According to Robert Schwartz, a finance professor at the University of New York, the circuit-breaker procedure could be effective if properly used.
But there were times it wasn't effective, Schwartz said in a paper he prepared for a AEI-Brooking Joint Center Conference in April, 2000.
For example, the US activated a circuit breaker on Oct. 27, 1997 -- a day the Dow Jones Industrial Average fell a total of 554 points, from 7,715 to 7,161. But upon the market's reopening in the afternoon, traders sensing that the market could be closed again, shot in their sell orders and the market plunged another 200 points in half an hour.
A second circuit breaker then kicked in and stopped trading for the rest of the day.

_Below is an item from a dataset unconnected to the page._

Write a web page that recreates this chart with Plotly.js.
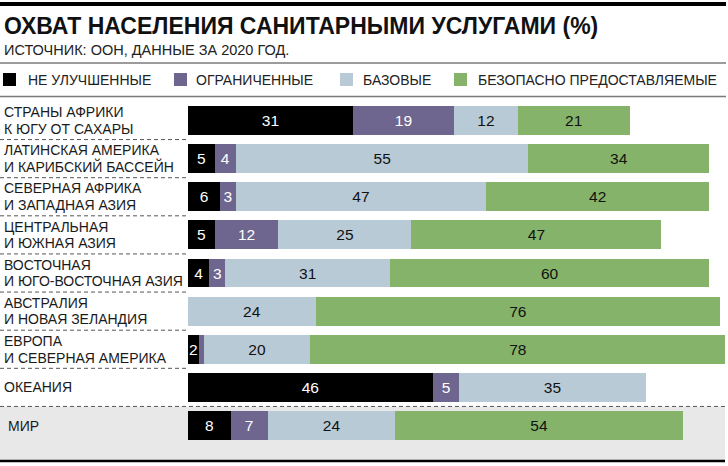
<!DOCTYPE html>
<html>
<head>
<meta charset="utf-8">
<script src="https://cdn.plot.ly/plotly-3.0.1.min.js"></script>
<style>
html,body{margin:0;padding:0;background:#fff;}
#chart{width:728px;height:466px;}
</style>
</head>
<body>
<div id="chart"></div>
<script>
// ---- data ----
const titleText = 'ОХВАТ НАСЕЛЕНИЯ САНИТАРНЫМИ УСЛУГАМИ (%)';
const subtitleText = 'ИСТОЧНИК: ООН, ДАННЫЕ ЗА 2020 ГОД.';
const categories = [
  'СТРАНЫ АФРИКИ<br>К ЮГУ ОТ САХАРЫ',
  'ЛАТИНСКАЯ АМЕРИКА<br>И КАРИБСКИЙ БАССЕЙН',
  'СЕВЕРНАЯ АФРИКА<br>И ЗАПАДНАЯ АЗИЯ',
  'ЦЕНТРАЛЬНАЯ<br>И ЮЖНАЯ АЗИЯ',
  'ВОСТОЧНАЯ<br>И ЮГО-ВОСТОЧНАЯ АЗИЯ',
  'АВСТРАЛИЯ<br>И НОВАЯ ЗЕЛАНДИЯ',
  'ЕВРОПА<br>И СЕВЕРНАЯ АМЕРИКА',
  'ОКЕАНИЯ',
  'МИР'
];
const seriesNames = ['НЕ УЛУЧШЕННЫЕ', 'ОГРАНИЧЕННЫЕ', 'БАЗОВЫЕ', 'БЕЗОПАСНО ПРЕДОСТАВЛЯЕМЫЕ'];
const unimproved = [31, 5, 6, 5, 4, 0, 2, 46, 8];
const limited    = [19, 4, 3, 12, 3, 0, 1, 5, 7];
const basic      = [12, 55, 47, 25, 31, 24, 20, 35, 24];
const safely     = [21, 34, 42, 47, 60, 76, 78, 0, 54];

// ---- styling ----
const W = 728, H = 466;
const FONT = '"Liberation Sans", Arial, Helvetica, sans-serif';
const colors = ['#000000', '#6f668f', '#b9cad7', '#86b36a'];
const textColors = ['#ffffff', '#ffffff', '#111111', '#111111'];
const seriesValues = [unimproved, limited, basic, safely];

const px2x = p => p / W;
const px2y = p => 1 - p / H;

const traces = seriesValues.map((vals, k) => ({
  type: 'bar',
  orientation: 'h',
  name: seriesNames[k],
  y: categories,
  x: vals,
  marker: {color: colors[k], line: {width: 0}},
  text: vals.map(v => v >= 2 ? String(v) : ''),
  textposition: 'inside',
  insidetextanchor: 'middle',
  textangle: 0,
  constraintext: 'none',
  textfont: {family: FONT, size: 15.5, color: textColors[k]},
  hoverinfo: 'none'
}));

// geometry: category index -> pixel center 120.5 + i*38.125 ; value -> 188 + v*5.32
const y0px = 120.5, pitch = 38.125;
const yTop = -y0px / pitch, yBot = (H - y0px) / pitch;
const xL = -188 / 5.32, xR = (W - 188) / 5.32;

const shapes = [];
const annotations = [];

// background for the last row
shapes.push({type: 'rect', xref: 'paper', yref: 'paper', layer: 'below',
  x0: 0, x1: px2x(725), y0: px2y(406.5), y1: px2y(460),
  fillcolor: '#e8e8e8', line: {width: 0}});
// top black bar
shapes.push({type: 'rect', xref: 'paper', yref: 'paper',
  x0: 0, x1: px2x(726), y0: px2y(2), y1: px2y(6), fillcolor: '#000', line: {width: 0}});
// grey rules
[63, 96.5].forEach(p => shapes.push({type: 'line', xref: 'paper', yref: 'paper',
  x0: 0, x1: px2x(726), y0: px2y(p), y1: px2y(p), line: {color: '#7a7a7a', width: 1.5}}));
// bottom black rule
shapes.push({type: 'line', xref: 'paper', yref: 'paper',
  x0: 0, x1: px2x(725), y0: px2y(461), y1: px2y(461), line: {color: '#000', width: 2.5}});
// dashed separators
for (let i = 0; i < categories.length - 1; i++) {
  const p = y0px + (i + 0.5) * pitch;
  const last = (i === categories.length - 2);
  shapes.push({type: 'line', xref: 'paper', yref: 'paper',
    x0: 0, x1: px2x(last ? 725 : 187), y0: px2y(p), y1: px2y(p),
    line: {color: '#555', width: 1, dash: '4px,3px'}});
}

// title & subtitle
annotations.push({xref: 'paper', yref: 'paper', x: px2x(2), y: px2y(25.5), xanchor: 'left', yanchor: 'middle',
  text: '<b>' + titleText + '</b>', showarrow: false, font: {family: FONT, size: 23, color: '#111'}});
annotations.push({xref: 'paper', yref: 'paper', x: px2x(2), y: px2y(50), xanchor: 'left', yanchor: 'middle',
  text: subtitleText, showarrow: false, font: {family: FONT, size: 14.5, color: '#222'}});

// legend
const legSq = [3, 174, 340, 454];
const legTx = [26, 194, 361, 476];
seriesNames.forEach((n, k) => {
  shapes.push({type: 'rect', xref: 'paper', yref: 'paper',
    x0: px2x(legSq[k]), x1: px2x(legSq[k] + 13), y0: px2y(73), y1: px2y(86),
    fillcolor: colors[k], line: {width: 0}});
  annotations.push({xref: 'paper', yref: 'paper', x: px2x(legTx[k]), y: px2y(80), xanchor: 'left', yanchor: 'middle',
    text: n, showarrow: false, font: {family: FONT, size: 14, color: '#222'}});
});

// row labels
categories.forEach((c, i) => {
  const lines = c.split('<br>');
  const cy = y0px + i * pitch;
  const indent = (i === categories.length - 1) ? 6 : 2;
  lines.forEach((ln, j) => {
    const off = lines.length === 1 ? 0 : (j === 0 ? -8.3 : 8.3);
    annotations.push({xref: 'paper', yref: 'paper', x: px2x(indent), y: px2y(cy + off),
      xanchor: 'left', yanchor: 'middle', text: ln, showarrow: false,
      font: {family: FONT, size: 14, color: '#1a1a1a'}});
  });
});

const layout = {
  width: W, height: H,
  margin: {l: 0, r: 0, t: 0, b: 0, pad: 0},
  paper_bgcolor: '#fff', plot_bgcolor: 'rgba(0,0,0,0)',
  barmode: 'stack', bargap: 0.24,
  showlegend: false,
  xaxis: {range: [xL, xR], visible: false, fixedrange: true},
  yaxis: {type: 'category', categoryorder: 'array', categoryarray: categories,
          range: [yBot, yTop], visible: false, fixedrange: true},
  shapes: shapes,
  annotations: annotations,
  font: {family: FONT}
};

Plotly.newPlot('chart', traces, layout, {displayModeBar: false, staticPlot: true});
</script>
</body>
</html>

"Clearly, it is not easy to control the emotions of traders and keeping them from the market is not the way to do it," Schwartz said in the paper.
"Neither is it a good idea to prevent the market from producing much-needed price information," he said.
Therefore, Andy Liang (梁永煌), president of the Chinese-language business journal Win Win Weekly (今周刊), yesterday said that he expects the yet-to-be-launched circuit breakers and regulatory changes to have minimal impact on stock investment behaviors.
He said that the circuit breaker will only be activated when major disasters occur such as terrorist attacks, earthquakes or even tsunamis to send the benchmark down by 10 percent.
The new 15 percent daily limit, however, will positively increase investors' sense of risk, since their equity investments may now fall up to 15 percent in one trading day, Liang said.
Liang gave credit to the government's stock-regulatory changes, which are in line with international standards.
Once new regulatory changes are implemented, "Foreign investors will have more confidence in the TAIEX, whose liquidity may be further boosted," Liang said.